Сразу несколько воздействий, поначалу воспринимаемых как единый в своей враждебности мир, начинает проникать в новую внутреннюю жизнь обороняющегося теперь ото всех героя. И роль в этих воздействиях Сони Мармеладовой поначалу самая слабая (мы еще вернемся к ней позднее). Сильнее и непосредственнее других, прямее воздействуют на его психику «идейный» гедонист Свидригайлов и следователь Порфирий Петрович, воспринимаемые им поначалу опять-таки неразличимо как враги, требующие одинакового отпора. Пытается воздействовать на приятеля и ничего не подозревающий, замечательно прямой и цельный Разумихин – воспринимаемый теперь бывшим приятелем как досадный дурачок…

Приглядимся поближе к персонажам романа. Что за личность Свидригайлов? Говоря фигурально, это благородный фасад, за которым все обрушилось: если угодно, отчасти – это циническая Европа с ее деляческой ставкой на низменность человека-животного, с претензией католицизма (а особенно кальвинизма) на единственность этой правды и их обоюдным уклонением от Христа. Конечно, это не тождественное совпадение. Свидригайлов не настаивает на «единственности» своего пути, слишком понимая, что никакого пути и нет. Аналогия состоит в «скуке», в отсутствии цели, в поисках, хлопотливых по видимости и безнадежных внутренне, – как раз и обусловленных отходом от Христа. «Идеи» его близки «идее» Раскольникова, и Свидригайлов не отказывает себе в циническом удовольствии настаивать на некоей душевной «общей точке» с героем – что приводит Родиона Романовича в замечательно сильное раздражение!

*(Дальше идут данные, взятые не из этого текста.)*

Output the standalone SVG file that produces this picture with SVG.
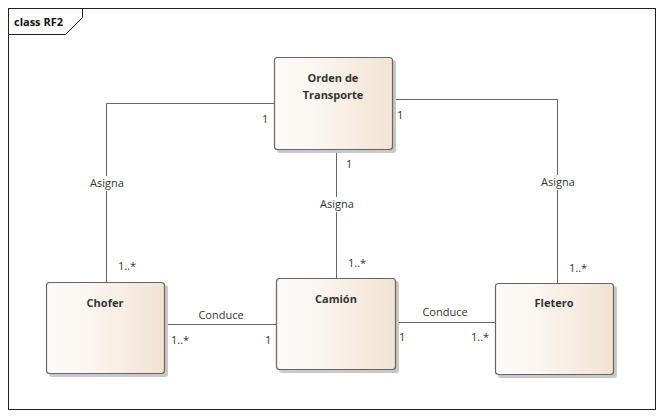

Но это, пожалуй, и наша «европейничающая» «гуманитарная» интеллигенция с ее метаниями в пустоте рефлексии, с ее замечательной агрессивностью – от обреченности всех на свете теорий «прогресса»; это – тот же народ, только больной от «познанья и сомненья». Это и наш отход от веры! Здоровеннейшего вида мужчина, почти искательно осклабясь, протягивает молодому человеку руку: – Ну, не правду ли я сказал, что мы одного поля ягоды? – но в нем самом уже все сгнило. В попытке самоспасения он претендует на последнее, что может удержать его в жизни, здоровое и лучшее, – чувство Дунечки; но она отказывает ему именно в чувстве. Теперь все едино – хоть «на воздушном шаре с Бергом».